How have I made sense of this experience in light of past experience and future practice? The integration question. Where does this fit in what the teacher already knows, and what does it imply for what comes next?
How has this experience changed my ways of knowing? The deepest question. Has this experience changed how the teacher understands their role, their students, their craft?
A reflection that produces no change in the teacher’s ways of knowing has been valuable but limited. A reflection that produces such a change is the kind of work that develops a teacher over a career.
Description, reflection, influencing factors, alternative actions, learning
Description has phenomenon, causal, context, and clarifying questions. Reflection asks about intent, response, consequences, and feelings. Influencing factors covers internal, external, and knowledge sources. Alternative actions considers what else could have been done. Learning asks how the experience has changed the practitioner’s understanding.
Using the cues without becoming mechanical
A risk of detailed cue questions is that the practitioner runs through them like a checklist. The work becomes the answering of the questions, and the depth of the reflection drops.
The fix is to treat the cues as prompts rather than as a form to fill in. A reflection that addresses three of the four description questions in a way that produces real material is better than a reflection that addresses all four superficially.
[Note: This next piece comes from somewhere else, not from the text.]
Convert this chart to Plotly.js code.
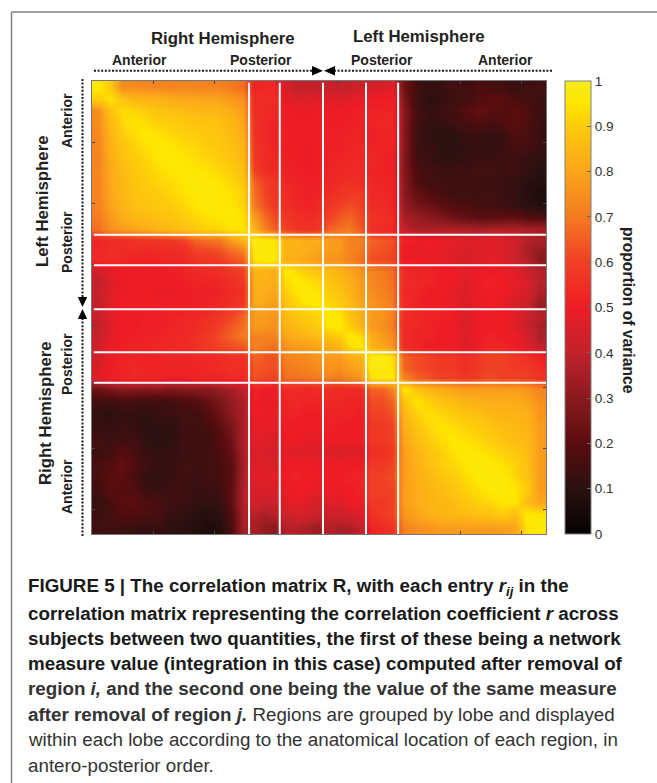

Johns’s model expects the practitioner to use judgment about which cues matter most for this specific reflection.
The cues are also not strictly sequential. A practitioner working through a complex experience may move between description and reflection cues several times before reaching the influencing factors. The structure is a scaffolding, not a rail.
A teacher who has used the model for some time will tend to internalise the cues and apply them less mechanically. The model becomes a way of thinking rather than a list of questions. That is the goal.